Kok kayaknya itu penyakit wajib yak buat santri pondok. Utamanya yang masih bejibun tidur berjamaah di kamar, bukan yang kamarnya ‘eksklusif’ bertiga atau berempat hahaha...
Jadi inget kejadian jaman masih awal-awal nyantri di ma’had Assalaam.
Waktu kelas 1 MTs, kamar gue adalah kamar di rayon 1, lebih tepatnya KPI 2. Sekamar kalo ga salah isinya 20 orang. Dan jaman itu semua tidur bareng-bareng beralaskan kasur di lantai. Ga ada cerita kita punya dipan kaya santri-santri yang baru masuk sekarang. Jadi bisa dibayangkan saat jam tidur, situasi di dalam kamar sudah sangat mirip dengan lokasi penjemuran ikan asin: rapat, padat, telentang gak beraturan. Dan karena tidak ada komando khusus dari kakak pembimbing tentang aturan posisi tidur, kamipun menata kasur, bantal, dan guling sesuka hati kami. Jadi pemandangan kaki di kepala dan kepala di kaki itu sudah merupakan hal yang biasa.
Kisah berawal pada saat pendidikan kami sudah berjalan sekitar 3 atau 4 bulan. Saat itu, setiap hari Jum’at pada saat orang tua atau wali santri bisa berkunjung, dan kami menerima tamu di taman-taman sekitar kopel. Pemandangan yang sering ditemukan pada santri-santri (utamanya santriwati kali yak...) kelas 1, percaya atau tidak, adalah banyaknya orang tua yang memberi bekal sebuah sisir unik ala Tionghoa dengan gerigi sisir kecil nan rapat. Sisir tersebut lebih terkenal dengan nama serit atau surit atau apalah...macem2 sebutannya. Apapun namanya, fungsi sisir tersebut di seluruh dunia gue rasa sama: PANEN KUTU RAMBUT!
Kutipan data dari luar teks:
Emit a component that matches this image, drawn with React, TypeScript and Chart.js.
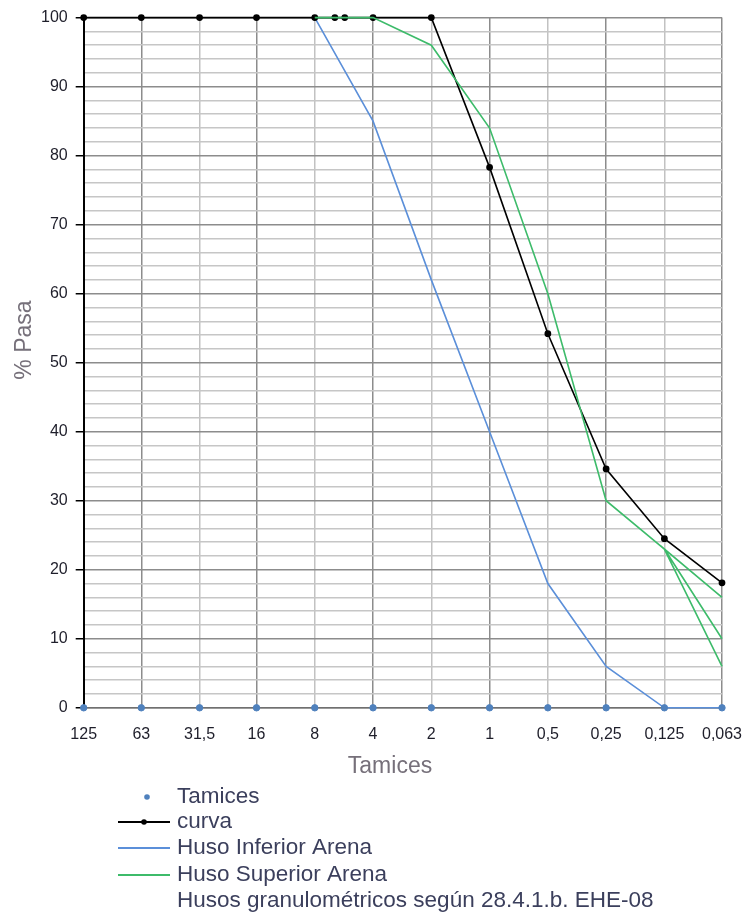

Awalnya gue merasa ga mungkin lah ya rambut sampe kutuan. Kan sering keramas, jilbab rajin dicuci, walopun pasti ga sempet krimbat. Disaat kamar-kamar lain mulai ditemukan kasus penampakan kutu, so far...kamar gue adem ayem aja. Tapi ada isu ga enak yang berhembus, kalo salah satu anak di kamar gue dicurigai kutuan rambutnya. Alesannya sih simpel. Disaat didalam kamar kalo habis pada mandi atau pas tidur kan rata-rata pada lepas jilbab ya. Nah si doi ini ga pernah gue liat lepas jilbab kecuali pas lagi butuh nyisir rambut ajah dan jilbab juga jarang ganti. Kebetulan rambut doi agak ikal gitu, jadi mungkin itu salah satu sebab munculnya hipotesa alias isu tersebut. Tapi namanya juga isu. Sebelum ada pembuktian tetaplah isu. Jadilah gue cuek bebek dan ga mau ngebahas lebih lanjut.
Nah...kegalauan bermula pada saat malam hari tiba...
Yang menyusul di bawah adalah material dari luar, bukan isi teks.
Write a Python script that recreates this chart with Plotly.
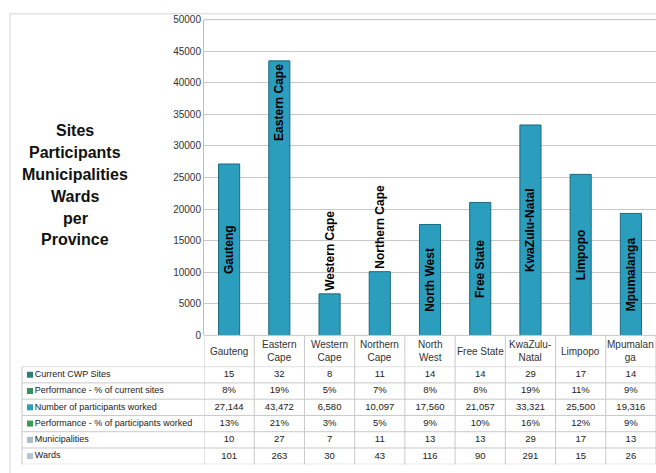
import plotly.graph_objects as go

provinces = ["Gauteng", "Eastern Cape", "Western Cape", "Northern Cape", "North West",
             "Free State", "KwaZulu-Natal", "Limpopo", "Mpumalanga"]
header_labels = ["Gauteng", "Eastern<br>Cape", "Western<br>Cape", "Northern<br>Cape", "North<br>West",
                 "Free State", "KwaZulu-<br>Natal", "Limpopo", "Mpumalan<br>ga"]
current_sites = [15, 32, 8, 11, 14, 14, 29, 17, 14]
perf_sites = ["8%", "19%", "5%", "7%", "8%", "8%", "19%", "11%", "9%"]
participants = [27144, 43472, 6580, 10097, 17560, 21057, 33321, 25500, 19316]
perf_participants = ["13%", "21%", "3%", "5%", "9%", "10%", "16%", "12%", "9%"]
municipalities = [10, 27, 7, 11, 13, 13, 29, 17, 13]
wards = [101, 263, 30, 43, 116, 90, 291, 15, 26]

row_names = ["Current CWP Sites", "Performance - % of current sites", "Number of participants worked",
             "Performance - % of participants worked", "Municipalities", "Wards"]
key_colors = ["#2f7f74", "#3b8f5e", "#2b9fb8", "#3f9a5a", "#a9bcc8", "#b8c4cc"]
y_ticks = list(range(0, 50001, 5000))
title_lines = ["Sites", "Participants", "Municipalities", "Wards", "per", "Province"]

# label placement: labels outside the short bars
label_pos = ["inside", "inside", "outside", "outside", "inside", "inside", "inside", "inside", "inside"]
top_anchored = ["Eastern Cape"]

BAR = "#2b9dbd"
EDGE = "#1b6a80"
FONT = "Liberation Sans"
W, H = 656, 473
PLOT_LEFT, PLOT_TOP, TABLE_TOP, TABLE_LEFT = 204, 14, 338, 22
HEADER_H, ROW_H = 32, 16.7
GRID = "#c9c9c9"

n_rows = len(row_names)
n_cols = len(provinces)
rows_top = TABLE_TOP + HEADER_H
rows_bottom = rows_top + ROW_H * n_rows
py = lambda pix: (H - pix) / H  # pixel row -> paper fraction

y_main = [None if p in top_anchored else v for p, v in zip(provinces, participants)]
y_top = [v if p in top_anchored else None for p, v in zip(provinces, participants)]
t_main = [None if p in top_anchored else p for p in provinces]
t_top = [p if p in top_anchored else None for p in provinces]

fig = go.Figure()
for yy, tt, anchor in [(y_main, t_main, "middle"), (y_top, t_top, "end")]:
    fig.add_trace(go.Bar(
        x=provinces, y=yy, text=tt, textposition=label_pos,
        textangle=-90, insidetextanchor=anchor, constraintext="none",
        textfont=dict(family=FONT, size=12, color="black", weight="bold"),
        marker=dict(color=BAR, line=dict(color=EDGE, width=1)),
        width=0.42, cliponaxis=False, showlegend=False, hoverinfo="skip",
    ))

fmt = lambda v: f"{v:,}"
row_values = [
    [str(v) for v in current_sites],
    perf_sites,
    [fmt(v) for v in participants],
    perf_participants,
    [str(v) for v in municipalities],
    [str(v) for v in wards],
]
for name, vals in zip(row_names, row_values):
    fig.add_trace(go.Scatter(
        x=provinces, y=[name] * n_cols, text=vals, mode="text", yaxis="y2",
        textposition="middle center", cliponaxis=False,
        textfont=dict(family=FONT, size=9.5, color="#222222"),
        showlegend=False, hoverinfo="skip",
    ))

# row labels with legend-key squares
fig.add_trace(go.Scatter(
    x=[0] * n_rows, y=row_names, text=row_names, mode="markers+text",
    xaxis="x2", yaxis="y2", textposition="middle right", cliponaxis=False,
    marker=dict(symbol="square", size=6, color=key_colors, line=dict(width=0)),
    textfont=dict(family=FONT, size=9, color="#222222"),
    showlegend=False, hoverinfo="skip",
))

# category names in the table header row
for p, lab in zip(provinces, header_labels):
    fig.add_annotation(text=lab, xref="x", x=p, yref="paper",
                       y=py(TABLE_TOP + HEADER_H / 2), showarrow=False,
                       xanchor="center", yanchor="middle", align="center",
                       font=dict(family=FONT, size=10, color="#333333"))

# table grid lines
line_style = dict(color=GRID, width=1)
for k in range(n_rows + 1):  # row boundaries across full table width
    fig.add_shape(type="line", xref="paper", yref="y2", x0=TABLE_LEFT / W, x1=1,
                  y0=k - 0.5, y1=k - 0.5, line=line_style)
fig.add_shape(type="line", xref="paper", yref="paper", x0=PLOT_LEFT / W, x1=1,
              y0=py(TABLE_TOP), y1=py(TABLE_TOP), line=line_style)
for j in range(n_cols + 1):  # column boundaries through header and rows
    fig.add_shape(type="line", xref="x", yref="paper", x0=j - 0.5, x1=j - 0.5,
                  y0=py(rows_bottom), y1=py(TABLE_TOP), line=line_style)
fig.add_shape(type="line", xref="paper", yref="paper", x0=TABLE_LEFT / W, x1=TABLE_LEFT / W,
              y0=py(rows_bottom), y1=py(rows_top), line=line_style)

fig.update_layout(
    width=W, height=H, margin=dict(l=0, r=0, t=0, b=0),
    paper_bgcolor="white", plot_bgcolor="rgba(0,0,0,0)", barmode="overlay",
    xaxis=dict(domain=[PLOT_LEFT / W, 1], range=[-0.5, 8.5], showticklabels=False,
               showgrid=False, zeroline=False, showline=False, fixedrange=True),
    yaxis=dict(domain=[py(TABLE_TOP), py(PLOT_TOP)], range=[0, 50000],
               tickvals=y_ticks, ticktext=[str(v) for v in y_ticks],
               tickfont=dict(family=FONT, size=10, color="#333333"),
               showgrid=True, gridcolor="#c8c8c8", gridwidth=1, zeroline=False,
               showline=True, linecolor="#bdbdbd", mirror=False, ticks="", ticklen=0),
    xaxis2=dict(domain=[(TABLE_LEFT + 4) / W, (TABLE_LEFT + 12) / W], range=[-1, 1],
                visible=False, fixedrange=True),
    yaxis2=dict(domain=[py(rows_bottom), py(rows_top)],
                type="category", categoryorder="array", categoryarray=row_names,
                range=[n_rows - 0.5, -0.5], visible=False, fixedrange=True, anchor="x"),
    font=dict(family=FONT),
)
# outer chart border
fig.add_shape(type="rect", xref="paper", yref="paper", x0=10 / W, x1=1.02, y0=-0.02,
              y1=py(8), line=dict(color="#d4d4d4", width=1), layer="below")
# top line of plot area
fig.add_shape(type="line", xref="paper", yref="paper", x0=PLOT_LEFT / W, x1=1,
              y0=py(PLOT_TOP), y1=py(PLOT_TOP), line=dict(color="#c0c0c0", width=1))

for i, line in enumerate(title_lines):
    fig.add_annotation(text=line, xref="paper", yref="paper",
                       x=75 / W, y=py(128 + 22.4 * i), showarrow=False,
                       xanchor="center", yanchor="middle",
                       font=dict(family=FONT, size=16, color="#111111", weight="bold"))

fig.write_html("out.html")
Saat itu kebetulan sebagian besar anak di kamar gue udah pada tidur, termasuk si doi. Hanya gue dan 1-2 orang yang masih bangun. Karena takut kena semprot ustadzah, kami bergegas menuju singgasana masing-masing, dan kebetulan malam itu singgasana gue tepat di sebelah singgasana doi yang hanya terpisah oleh lantai keramik sepanjang 20cm. Gue udah siap-siap mau naroh kepala ke atas bantal saat tiba-tiba, entah kenapa, tak dinyana, tak sengaja, ada suatu pergerakan di seberang yang masuk ke lapang pandang mata gue. Karena gue penasaran, pandangan gue alihkan ke sumber gerakan, which was...kepala si doi yang tertutup jilbab.
And there...I saw it...
Hewan kecil nan mengerikan, berjalan-jalan santai keluar dari sela-sela jilbab doi, mengeksplorasi kepala si doi dengan bebas. Dan hey! Dia ga sendirian loh! Ada teman-temannya jugaaaaakk... Oh meeeennn... Sekitar 3 atau 4 KUTU RAMBUT gue liat jalan-jalan di kepala doi.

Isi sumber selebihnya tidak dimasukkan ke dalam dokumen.